I think about people in the past generations of my family who faced the same questions I face and who reached the ends of their lives having lost all sense of hope. It led them to some dark places. I don’t want to end up that way, and I have Jesus to thank that I haven’t ended up there.
And that is something to get excited about. That is something that brings tears to my eyes. That’s something that makes me say Praise God. Not because it will make all the little old church ladies happy. But because I feel it in my heart.
“I will give you a new heart, and a new spirit I will put within you. And I will remove the heart of stone from your flesh and give you a heart of flesh.” -Ezekiel 36:26
I think about this verse a lot, but I especially like to think about it on Easter. Yes we’re celebrating Jesus’s resurrection on Easter but His resurrection points to our hearts. A cold, dark stone stained with the grime of humanity at its worst…replaced by a living, beating, unblemished heart.
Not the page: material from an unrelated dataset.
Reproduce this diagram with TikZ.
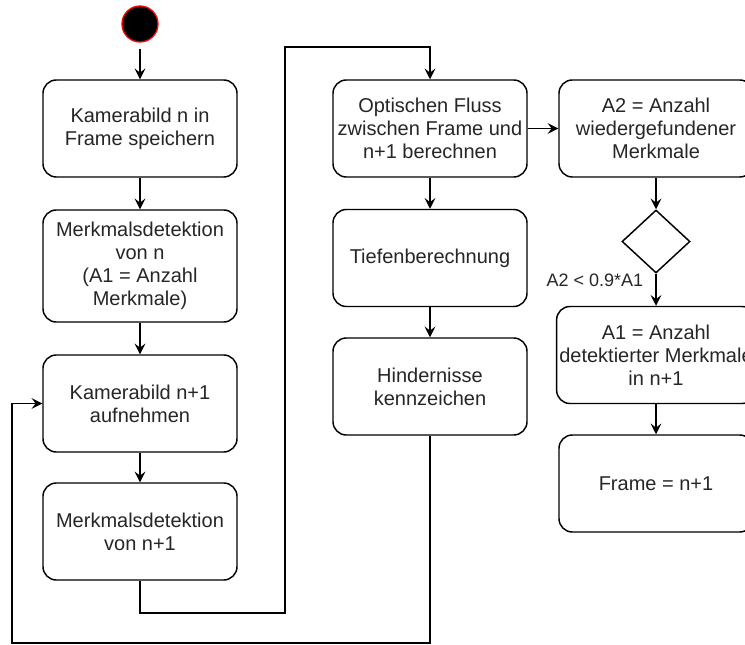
\documentclass[tikz,border=0pt]{standalone}
\usepackage{fontspec}
\setmainfont{Liberation Sans}
\usepackage{tikz}
\usetikzlibrary{arrows.meta,positioning,shapes.geometric}

\begin{document}
\begin{tikzpicture}[
    x=0.75pt, y=-0.75pt,
    line width=1.1pt,
    act/.style={
      draw=black,
      fill=white,
      minimum width=145.5pt,
      minimum height=72.75pt,
      rounded corners=10pt,
      inner sep=2pt,
      font=\fontsize{15pt}{17.25pt}\selectfont,
      text=black!85,
      align=center
    },
    startdot/.style={
      circle,
      draw=red,
      fill=black,
      line width=1pt,
      minimum size=27pt,
      inner sep=0pt
    },
    choice/.style={
      diamond,
      draw=black,
      fill=white,
      minimum width=51pt,
      minimum height=47.25pt,
      inner sep=0pt
    },
    arr/.style={
      -{Stealth[length=8pt,width=8pt,inset=3pt]},
      color=black
    },
    cond/.style={
      font=\fontsize{13.5pt}{16pt}\selectfont,
      text=black!85,
      inner sep=0pt
    }
  ]
  \clip (0,0) rectangle (745,645);

  % Start
  \node[startdot] (start) at (140,24) {};

  % Left column
  \node[act] (kam) at (140,128.5) {Kamerabild n in\\Frame speichern};
  \node[act, minimum height=84pt] (merk) at (140,266) {Merkmalsdetektion\\von n\\(A1 = Anzahl\\Merkmale)};
  \node[act] (kamnext) at (140,403.5) {Kamerabild n+1\\aufnehmen};
  \node[act] (merknext) at (140,531.5) {Merkmalsdetektion\\von n+1};

  % Middle column
  \node[act] (fluss) at (430,128.5) {Optischen Fluss\\zwischen Frame und\\n+1 berechnen};
  \node[act] (tiefe) at (430,258) {Tiefenberechnung};
  \node[act] (hind) at (430,386.5) {Hindernisse\\kennzeichen};

  % Right column
  \node[act] (anzahl) at (656,128.5) {A2 = Anzahl\\wiedergefundener\\Merkmale};
  \node[choice] (dec) at (656,241.5) {};
  \node[act] (detekt) at (656,355) {A1 = Anzahl\\detektierter Merkmale\\in n+1};
  \node[act] (frame) at (656,483.5) {Frame = n+1};

  % Condition
  \node[cond, anchor=east] (condlbl) at (644,280) {A2 < 0.9*A1};

  % Loop corners
  \coordinate (upA) at (285,613);
  \coordinate (upB) at (285,47);
  \coordinate (backA) at (12,643);

  % Flow
  \draw[arr, shorten <=4.5pt] (start) -- (kam);
  \draw[arr] (kam) -- (merk);
  \draw[arr] (merk) -- (kamnext);
  \draw[arr] (kamnext) -- (merknext);
  \draw[arr] (merknext.south) |- (upA) -- (upB) -| (fluss.north);
  \draw[arr] (fluss) -- (tiefe);
  \draw[arr] (tiefe) -- (hind);
  \draw[arr] (hind.south) |- (backA) |- (kamnext.west);

  \draw[arr] (fluss) -- (anzahl);
  \draw[arr] (anzahl) -- (dec);
  \draw[arr] (dec) -- (detekt);
  \draw[arr] (detekt) -- (frame);

\end{tikzpicture}
\end{document}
Enough life for yourself and so much that it flows out into love for others.
I mentioned that Easter is less exciting because unlike Christmas it’s the end of the story. Hanging from the cross, Jesus said, “It is finished.” Right? So why does it feel like a let down?
Well, simply put, because it’s not finished yet. Jesus hasn’t come back. People are still manipulative, selfish, insensitive, and unjust. War, dirty water, gun violence, and greed still ravage our world. And that sucks. How could we celebrate when there’s so much left to do?
Rich Villodas puts it a lot better than I do, so I’ll just quote Him: “The Bible doesn’t end with souls ascending to a disembodied heaven. It ends with a fully embodied heaven descending to earth. The resurrection is the good news that God in Christ is committed to the renewal, reconciliation, & resurrection of all things - and so should the Church be.”
Easter is Jesus's invitation into His work of redemption, of bringing beauty back into the world. It might sound like filling a ravine with an eyedropper to you, but it doesn’t to me. I’m choosing to be a part of something much bigger than myself and my story when I join Jesus’s redemptive work.